Locate each line containing the string "chart" and copy it out.

INFORMATION SHOWN →
☆ ☆ ☆ ☆

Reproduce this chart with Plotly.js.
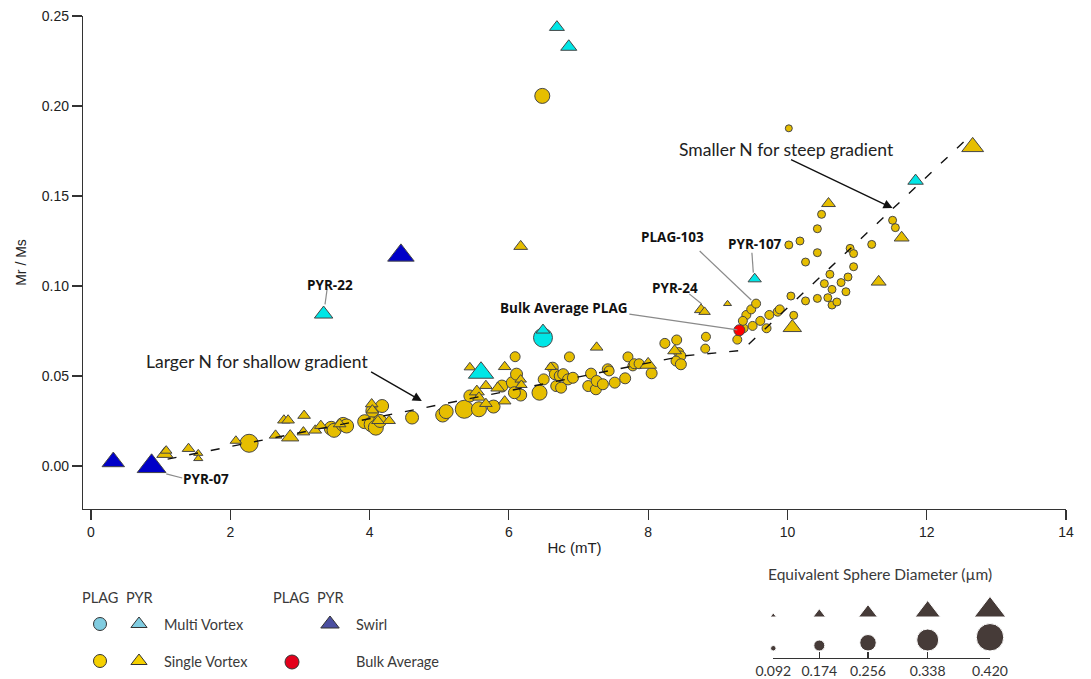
<!DOCTYPE html>
<html><head><meta charset="utf-8">
<script src="https://cdn.plot.ly/plotly-3.0.1.min.js"></script>
<style>html,body{margin:0;padding:0;background:#fff}#chart{width:1091px;height:679px}</style>
</head><body><div id="chart"></div>
<script>
// ---- PLAG, single vortex (circles) ----
const plagSvHc = [2.27,3.45,3.49,3.62,3.67,3.93,4.04,4.18,4.03,4.09,4.15,4.61,5.05,5.10,5.36,5.57,5.78,5.44,6.09,5.90,6.05,6.11,6.17,6.08,6.44,6.50,6.63,6.66,6.73,6.78,6.68,6.75,6.85,6.92,6.48,6.87,7.18,7.14,7.25,7.26,7.35,7.42,7.44,7.52,7.67,7.71,7.78,7.80,7.87,8.05,8.24,8.41,8.44,8.47,8.40,8.47,8.83,8.82,9.28,9.37,9.41,9.48,9.55,9.50,9.61,9.36,9.74,9.86,9.89,9.70,10.05,10.09,10.02,10.49,10.43,11.51,11.55,10.02,10.18,10.43,10.26,11.21,10.90,10.95,10.95,10.61,10.53,10.64,10.77,10.87,10.84,10.43,10.58,10.64,10.71,10.26];
const plagSvMrMs = [0.0126,0.0209,0.0198,0.0231,0.0222,0.0246,0.0306,0.0333,0.0231,0.0213,0.0250,0.0269,0.0283,0.0302,0.0315,0.0315,0.0330,0.0389,0.0607,0.0444,0.0463,0.0510,0.0394,0.0407,0.0407,0.0481,0.0546,0.0510,0.0500,0.0510,0.0444,0.0435,0.0481,0.0490,0.2056,0.0606,0.0513,0.0444,0.0426,0.0472,0.0454,0.0537,0.0528,0.0463,0.0487,0.0606,0.0556,0.0568,0.0568,0.0515,0.0681,0.0700,0.0630,0.0611,0.0583,0.0565,0.0718,0.0652,0.0702,0.0765,0.0839,0.0870,0.0902,0.0778,0.0806,0.0806,0.0839,0.0857,0.0870,0.0765,0.0944,0.0837,0.1876,0.1398,0.1318,0.1365,0.1324,0.1228,0.1250,0.1185,0.1133,0.1231,0.1209,0.1180,0.1107,0.1065,0.1013,0.0981,0.1019,0.1050,0.0968,0.0931,0.0935,0.0894,0.0911,0.0917];
const plagSvDiam = [0.279,0.219,0.219,0.219,0.219,0.219,0.204,0.204,0.234,0.234,0.204,0.204,0.219,0.219,0.279,0.234,0.204,0.189,0.159,0.189,0.189,0.189,0.189,0.189,0.234,0.174,0.174,0.174,0.174,0.174,0.174,0.174,0.174,0.174,0.234,0.159,0.174,0.174,0.174,0.174,0.174,0.174,0.159,0.174,0.174,0.159,0.159,0.159,0.159,0.174,0.159,0.159,0.159,0.159,0.159,0.174,0.144,0.144,0.144,0.144,0.144,0.144,0.144,0.144,0.144,0.144,0.144,0.144,0.144,0.144,0.129,0.129,0.114,0.129,0.129,0.129,0.129,0.129,0.129,0.129,0.129,0.129,0.129,0.129,0.129,0.129,0.129,0.129,0.129,0.129,0.129,0.129,0.129,0.129,0.129,0.129];

// ---- PYR, single vortex (triangles) ----
const pyrSvHc = [1.06,1.08,1.40,1.54,1.54,2.08,2.65,2.77,2.83,2.86,3.06,3.05,3.22,3.30,3.57,4.03,4.04,4.12,4.28,5.44,5.94,5.67,5.54,5.57,5.67,5.84,5.94,6.17,6.18,6.60,7.26,8.00,8.38,6.17,8.76,8.81,9.14,10.07,11.31,10.59,11.64,12.66];
const pyrSvMrMs = [0.0067,0.0085,0.0096,0.0070,0.0041,0.0140,0.0170,0.0254,0.0254,0.0160,0.0280,0.0188,0.0198,0.0224,0.0233,0.0344,0.0310,0.0251,0.0251,0.0548,0.0551,0.0446,0.0413,0.0381,0.0346,0.0433,0.0360,0.0480,0.0450,0.0550,0.0659,0.0563,0.0640,0.1220,0.0868,0.0856,0.0901,0.0769,0.1023,0.1458,0.1268,0.1773];
const pyrSvDiam = [0.219,0.159,0.174,0.129,0.129,0.159,0.174,0.174,0.174,0.234,0.174,0.174,0.174,0.174,0.174,0.174,0.174,0.174,0.174,0.159,0.174,0.174,0.204,0.174,0.174,0.189,0.174,0.159,0.159,0.159,0.174,0.226,0.189,0.189,0.182,0.159,0.114,0.249,0.204,0.189,0.204,0.293];

// ---- Multi vortex ----
const plagMvHc = [6.49];
const plagMvMrMs = [0.0713];
const plagMvDiam = [0.293];
const pyrMvHc = [3.34,5.60,6.49,6.69,6.86,9.53,11.84];
const pyrMvMrMs = [0.0844,0.0518,0.0755,0.2438,0.2329,0.1039,0.1584];
const pyrMvDiam = [0.249,0.338,0.189,0.204,0.219,0.182,0.211];

// ---- Swirl (PYR) ----
const pyrSwHc = [0.32,0.87,4.45];
const pyrSwMrMs = [0.0023,-0.0002,0.117];
const pyrSwDiam = [0.301,0.383,0.353];

// ---- Bulk average PLAG ----
const bulkHc = [9.31];
const bulkMrMs = [0.0754];
const bulkDiam = [0.174];

// ---- dashed trend ----
const fitHc = [1.1, 8.5, 9.35, 12.55];
const fitMrMs = [0.0038, 0.0611, 0.0642, 0.1807];

// ---- size legend ----
const legendDiam = [0.092, 0.174, 0.256, 0.338, 0.420];
const xTicks = [0, 2, 4, 6, 8, 10, 12, 14];

// ---- labels ----
const sampleLabels = ['PYR-22','PLAG-103','PYR-107','PYR-24','Bulk Average PLAG','PYR-07'];

function msize(d){ return 5.5 + 67*(d-0.092); }

const GOLD = '#E6BE00', CYAN = '#00E6E6', BLUE = '#0000C8', RED = '#FF0000';
const EDGE = 'rgb(70,70,70)';

function pts(x, y, d, sym, col, name){
  return {type:'scatter', mode:'markers', x:x, y:y, name:name, xaxis:'x', yaxis:'y',
    cliponaxis:false, hoverinfo:'x+y',
    marker:{symbol:sym, color:col, opacity:1, size:d.map(msize), line:{color:EDGE, width:1}}};
}

const traces = [
  pts(plagSvHc, plagSvMrMs, plagSvDiam, 'circle', GOLD, 'PLAG Single Vortex'),
  pts(pyrSvHc, pyrSvMrMs, pyrSvDiam, 'triangle-up', GOLD, 'PYR Single Vortex'),
  pts(pyrSwHc, pyrSwMrMs, pyrSwDiam, 'triangle-up', BLUE, 'PYR Swirl'),
  pts(plagMvHc, plagMvMrMs, plagMvDiam, 'circle', CYAN, 'PLAG Multi Vortex'),
  pts(pyrMvHc, pyrMvMrMs, pyrMvDiam, 'triangle-up', CYAN, 'PYR Multi Vortex'),
  pts(bulkHc, bulkMrMs, bulkDiam, 'circle', RED, 'Bulk Average'),
  {type:'scatter', mode:'lines', x:fitHc, y:fitMrMs, xaxis:'x', yaxis:'y', hoverinfo:'skip',
   line:{color:'#111', width:1.4, dash:'9px,13px'}}
];

// legend symbols (key) on pixel-style helper axes x2/y2
const keyX = [100, 139, 100, 139, 330, 292];
const keyY = [624, 624, 661, 661, 624, 662];
const keySym = ['circle','triangle-up','circle','triangle-up','triangle-up','circle'];
const keyCol = ['#80CCE0','#80CCE0','#F5D000','#F5D000','#4B4FA0','#E3001B'];
const keySize = [13, 14, 13, 14, 16, 14];
traces.push({type:'scatter', mode:'markers', x:keyX, y:keyY, xaxis:'x2', yaxis:'y2', hoverinfo:'skip', cliponaxis:false,
  marker:{symbol:keySym, color:keyCol, opacity:1, size:keySize, line:{color:'#333', width:1}}});

// size legend markers on x3/y3
const sizePos = [773.3, 819.3, 868, 927.7, 990];
traces.push({type:'scatter', mode:'markers', x:sizePos, y:legendDiam.map(d=>617 - msize(d)/4), xaxis:'x3', yaxis:'y3',
  hoverinfo:'skip', cliponaxis:false, marker:{symbol:'triangle-up', color:'#463B38', opacity:1, size:legendDiam.map(msize)}});
traces.push({type:'scatter', mode:'markers', x:sizePos, y:legendDiam.map(d=>651 - msize(d)/2), xaxis:'x3', yaxis:'y3',
  hoverinfo:'skip', cliponaxis:false, marker:{symbol:'circle', color:'#463B38', opacity:1, size:legendDiam.map(msize)}});

const TXT = '#3a3a3a';
const tickFont = {family:'"Liberation Sans", Arial, sans-serif', size:14, color:'#222'};
const lblFont = {family:'"Open Sans", sans-serif', size:13.5, color:'#111', weight:'bold'};
const noteFont = {family:'Lato, sans-serif', size:17.5, color:'#222'};
const keyFont = {family:'Lato, sans-serif', size:14.5, color:TXT};

function lbl(text, x, y){ return {text:'<b>'+text+'</b>', x:x, y:y, xref:'x', yref:'y', showarrow:false, font:lblFont}; }
function keyTxt(text, x, y, anchor, size){ return {text:text, x:x, y:y, xref:'x2', yref:'y2', showarrow:false, xanchor:anchor||'left',
  font:Object.assign({}, keyFont, size?{size:size}:{})}; }

const annotations = [
  lbl(sampleLabels[0], 3.43, 0.1006),
  lbl(sampleLabels[1], 8.35, 0.1272),
  lbl(sampleLabels[2], 9.54, 0.1233),
  lbl(sampleLabels[3], 8.39, 0.0989),
  lbl(sampleLabels[4], 6.79, 0.0878),
  lbl(sampleLabels[5], 1.65, -0.0072),
  {text:'Larger N for shallow gradient', x:2.38, y:0.0583, xref:'x', yref:'y', showarrow:false, font:noteFont},
  {text:'Smaller N for steep gradient', x:9.99, y:0.1761, xref:'x', yref:'y', showarrow:false, font:noteFont},
  {text:'', x:4.75, y:0.0361, ax:4.0, ay:0.0528, xref:'x', yref:'y', axref:'x', ayref:'y', showarrow:true,
   arrowhead:2, arrowsize:1.3, arrowwidth:1.4, arrowcolor:'#111'},
  {text:'', x:11.51, y:0.1433, ax:10.03, ay:0.1706, xref:'x', yref:'y', axref:'x', ayref:'y', showarrow:true,
   arrowhead:2, arrowsize:1.3, arrowwidth:1.4, arrowcolor:'#111'},
  keyTxt('PLAG', 100, 598, 'center'), keyTxt('PYR', 139, 598, 'center'),
  keyTxt('Multi Vortex', 162, 625), keyTxt('Single Vortex', 162, 662),
  keyTxt('PLAG', 291, 598, 'center'), keyTxt('PYR', 330, 598, 'center'),
  keyTxt('Swirl', 354, 625), keyTxt('Bulk Average', 354, 662),
  keyTxt('Equivalent Sphere Diameter (µm)', 880, 574, 'center', 15.5)
];

const leader = {type:'line', xref:'x', yref:'y', line:{color:'#8a8a8a', width:1.2}};
const shapes = [
  Object.assign({x0:3.39, y0:0.0982, x1:3.36, y1:0.0898}, leader),
  Object.assign({x0:8.74, y0:0.1194, x1:9.48, y1:0.0922}, leader),
  Object.assign({x0:9.49, y0:0.1185, x1:9.51, y1:0.1074}, leader),
  Object.assign({x0:8.59, y0:0.0956, x1:8.77, y1:0.0900}, leader),
  Object.assign({x0:7.73, y0:0.0844, x1:9.28, y1:0.0756}, leader),
  Object.assign({x0:1.08, y0:-0.0044, x1:1.31, y1:-0.0067}, leader)
];

const axisCommon = {showgrid:false, zeroline:false, showline:true, linecolor:'#333', linewidth:1.2,
  ticks:'outside', ticklen:10, tickwidth:1.2, tickcolor:'#333', tickfont:tickFont};

const layout = {
  width:1091, height:679, margin:{l:83, r:25, t:16, b:5},
  paper_bgcolor:'#fff', plot_bgcolor:'#fff', showlegend:false,
  xaxis: Object.assign({}, axisCommon, {domain:[0,1], anchor:'y', range:[-0.115,14], tickvals:xTicks,
    title:{text:'Hc (mT)', standoff:3, font:{family:'"Liberation Sans", Arial, sans-serif', size:15, color:'#222'}}}),
  yaxis: Object.assign({}, axisCommon, {domain:[0.2508,1], anchor:'x', range:[-0.0239,0.25], dtick:0.05, tick0:0, tickformat:'.2f',
    title:{text:'Mr / Ms', standoff:11, font:{family:'"Liberation Sans", Arial, sans-serif', size:14, color:'#222'}}}),
  xaxis2:{domain:[0,1], range:[83,1066], anchor:'y2', visible:false, fixedrange:true},
  yaxis2:{domain:[0,0.24], range:[674, 674-0.24*658], anchor:'x2', visible:false, fixedrange:true},
  xaxis3:{domain:[(773.3-83)/983,(990-83)/983], range:[773.3,990], anchor:'y3', showline:true, linecolor:'#333', linewidth:1.2,
    ticks:'inside', ticklen:6, tickcolor:'#333', tickwidth:1.2, tickvals:sizePos, ticktext:legendDiam.map(d=>d.toFixed(3)),
    showgrid:false, zeroline:false, tickfont:{family:'Lato, sans-serif', size:14, color:'#333'}, fixedrange:true},
  yaxis3:{domain:[(674-657.7)/658,(674-585)/658], range:[657.7,585], anchor:'x3', visible:false, fixedrange:true},
  annotations:annotations, shapes:shapes
};

Plotly.newPlot('chart', traces, layout, {displayModeBar:false, staticPlot:true});
</script></body></html>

☆ ☆ ☆ ☆

ANSWER FOR THIS EXERCISE →
Reproduce this chart with Plotly.js.
<style>html,body{margin:0;padding:0;background:#fff}#chart{width:1091px;height:679px}</style>
</head><body><div id="chart"></div>
Plotly.newPlot('chart', traces, layout, {displayModeBar:false, staticPlot:true});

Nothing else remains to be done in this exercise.